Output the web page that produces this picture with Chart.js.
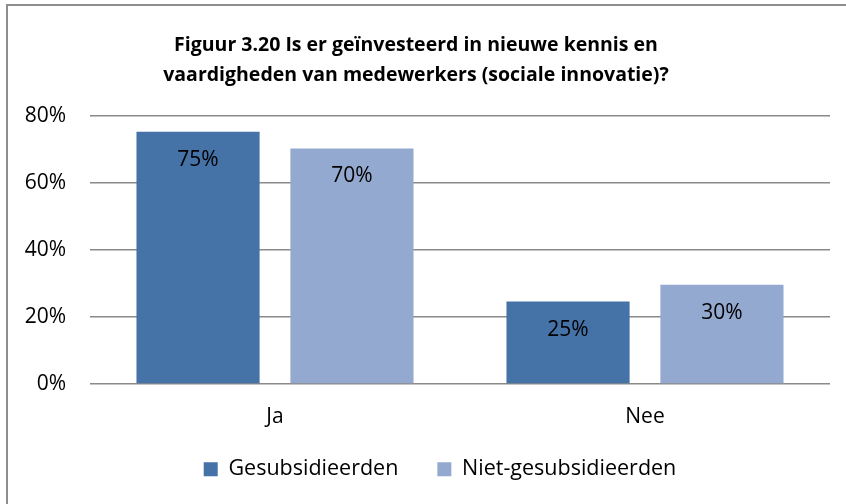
<!DOCTYPE html>
<html>
<head>
<meta charset="utf-8">
<script src="https://cdn.jsdelivr.net/npm/chart.js@4.4.0/dist/chart.umd.min.js"></script>
<style>
  html, body { margin: 0; padding: 0; background: #fff; overflow: hidden; }
  #wrap { position: relative; width: 846px; height: 504px; overflow: hidden; }
  #frame { position: absolute; left: 6px; top: 4px; width: 900px; height: 600px;
           border-left: 2px solid #8e8e8e; border-top: 2px solid #8e8e8e; }
  canvas { position: absolute; left: 0; top: 0; }
</style>
</head>
<body>
<div id="wrap">
  <div id="frame"></div>
  <canvas id="chart" width="846" height="518"></canvas>
</div>
<script>
const categories = ['Ja', 'Nee'];
const gesubsidieerden = [75.3, 24.6];
const nietGesubsidieerden = [70.3, 29.6];
const yTicks = [0, 20, 40, 60, 80];

const FONT = 'Open Sans';

// value labels inside the top of each bar
const barLabels = {
  id: 'barLabels',
  afterDatasetsDraw(chart) {
    const ctx = chart.ctx;
    ctx.save();
    ctx.font = '21px "' + FONT + '"';
    ctx.fillStyle = '#000';
    ctx.textAlign = 'center';
    ctx.textBaseline = 'middle';
    chart.data.datasets.forEach((ds, i) => {
      chart.getDatasetMeta(i).data.forEach((bar, j) => {
        ctx.fillText(Math.round(ds.data[j]) + '%', bar.x, bar.y + 28);
      });
    });
    ctx.restore();
  }
};

// nudge the legend up closer to the axis labels, a bit to the right
const legendNudge = {
  id: 'legendNudge',
  beforeDraw(chart) {
    const l = chart.legend;
    l.top -= 28; l.bottom -= 28;
    l.left += 24; l.right += 24;
  }
};

new Chart(document.getElementById('chart'), {
  type: 'bar',
  data: {
    labels: categories,
    datasets: [
      { label: 'Gesubsidieerden', data: gesubsidieerden, backgroundColor: '#4572A7' },
      { label: 'Niet-gesubsidieerden', data: nietGesubsidieerden, backgroundColor: '#93A9CF' }
    ]
  },
  options: {
    responsive: false,
    animation: false,
    layout: { padding: { left: 2, right: 16, top: 0, bottom: 0 } },
    datasets: { bar: { categoryPercentage: 0.832, barPercentage: 0.8 } },
    plugins: {
      title: {
        display: true,
        text: ['Figuur 3.20 Is er geïnvesteerd in nieuwe kennis en',
               'vaardigheden van medewerkers (sociale innovatie)?'],
        color: '#000',
        font: { family: FONT, size: 19.5, weight: 'bold', lineHeight: 30 / 19.5 },
        padding: { top: 30, bottom: 26 }
      },
      legend: {
        position: 'bottom',
        labels: {
          boxWidth: 14, boxHeight: 14, padding: 39, color: '#000',
          font: { family: FONT, size: 21.5 }
        }
      },
      tooltip: { enabled: false }
    },
    scales: {
      x: {
        grid: { display: false, drawTicks: false },
        border: { display: false },
        ticks: { color: '#000', font: { family: FONT, size: 21 }, padding: 20 },
        afterFit(scale) { scale.height = 63.5; }
      },
      y: {
        min: 0, max: 80,
        afterBuildTicks(scale) { scale.ticks = yTicks.map(v => ({ value: v })); },
        grid: { color: '#8a8a8a', lineWidth: 1.5, drawTicks: false },
        border: { display: false },
        ticks: { color: '#000', font: { family: FONT, size: 21 }, padding: 24,
                 callback: v => v + '%' },
        afterFit(scale) { scale.width = 88; }
      }
    }
  },
  plugins: [barLabels, legendNudge]
});
</script>
</body>
</html>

Work instructions - Pictures are excluded; copy all other data exactly as shown.

Task response -
Output the web page that produces this picture with Chart.js.
<!DOCTYPE html>
<html>
<head>
<meta charset="utf-8">
<script src="https://cdn.jsdelivr.net/npm/chart.js@4.4.0/dist/chart.umd.min.js"></script>
<style>
  html, body { margin: 0; padding: 0; background: #fff; overflow: hidden; }
  #wrap { position: relative; width: 846px; height: 504px; overflow: hidden; }
  #frame { position: absolute; left: 6px; top: 4px; width: 900px; height: 600px;
           border-left: 2px solid #8e8e8e; border-top: 2px solid #8e8e8e; }
  canvas { position: absolute; left: 0; top: 0; }
</style>
</head>
<body>
<div id="wrap">
  <div id="frame"></div>
  <canvas id="chart" width="846" height="518"></canvas>
</div>
<script>
const categories = ['Ja', 'Nee'];
const gesubsidieerden = [75.3, 24.6];
const nietGesubsidieerden = [70.3, 29.6];
const yTicks = [0, 20, 40, 60, 80];

const FONT = 'Open Sans';

// value labels inside the top of each bar
const barLabels = {
  id: 'barLabels',
  afterDatasetsDraw(chart) {
    const ctx = chart.ctx;
    ctx.save();
    ctx.font = '21px "' + FONT + '"';
    ctx.fillStyle = '#000';
    ctx.textAlign = 'center';
    ctx.textBaseline = 'middle';
    chart.data.datasets.forEach((ds, i) => {
      chart.getDatasetMeta(i).data.forEach((bar, j) => {
        ctx.fillText(Math.round(ds.data[j]) + '%', bar.x, bar.y + 28);
      });
    });
    ctx.restore();
  }
};

// nudge the legend up closer to the axis labels, a bit to the right
const legendNudge = {
  id: 'legendNudge',
  beforeDraw(chart) {
    const l = chart.legend;
    l.top -= 28; l.bottom -= 28;
    l.left += 24; l.right += 24;
  }
};

new Chart(document.getElementById('chart'), {
  type: 'bar',
  data: {
    labels: categories,
    datasets: [
      { label: 'Gesubsidieerden', data: gesubsidieerden, backgroundColor: '#4572A7' },
      { label: 'Niet-gesubsidieerden', data: nietGesubsidieerden, backgroundColor: '#93A9CF' }
    ]
  },
  options: {
    responsive: false,
    animation: false,
    layout: { padding: { left: 2, right: 16, top: 0, bottom: 0 } },
    datasets: { bar: { categoryPercentage: 0.832, barPercentage: 0.8 } },
    plugins: {
      title: {
        display: true,
        text: ['Figuur 3.20 Is er geïnvesteerd in nieuwe kennis en',
               'vaardigheden van medewerkers (sociale innovatie)?'],
        color: '#000',
        font: { family: FONT, size: 19.5, weight: 'bold', lineHeight: 30 / 19.5 },
        padding: { top: 30, bottom: 26 }
      },
      legend: {
        position: 'bottom',
        labels: {
          boxWidth: 14, boxHeight: 14, padding: 39, color: '#000',
          font: { family: FONT, size: 21.5 }
        }
      },
      tooltip: { enabled: false }
    },
    scales: {
      x: {
        grid: { display: false, drawTicks: false },
        border: { display: false },
        ticks: { color: '#000', font: { family: FONT, size: 21 }, padding: 20 },
        afterFit(scale) { scale.height = 63.5; }
      },
      y: {
        min: 0, max: 80,
        afterBuildTicks(scale) { scale.ticks = yTicks.map(v => ({ value: v })); },
        grid: { color: '#8a8a8a', lineWidth: 1.5, drawTicks: false },
        border: { display: false },
        ticks: { color: '#000', font: { family: FONT, size: 21 }, padding: 24,
                 callback: v => v + '%' },
        afterFit(scale) { scale.width = 88; }
      }
    }
  },
  plugins: [barLabels, legendNudge]
});
</script>
</body>
</html>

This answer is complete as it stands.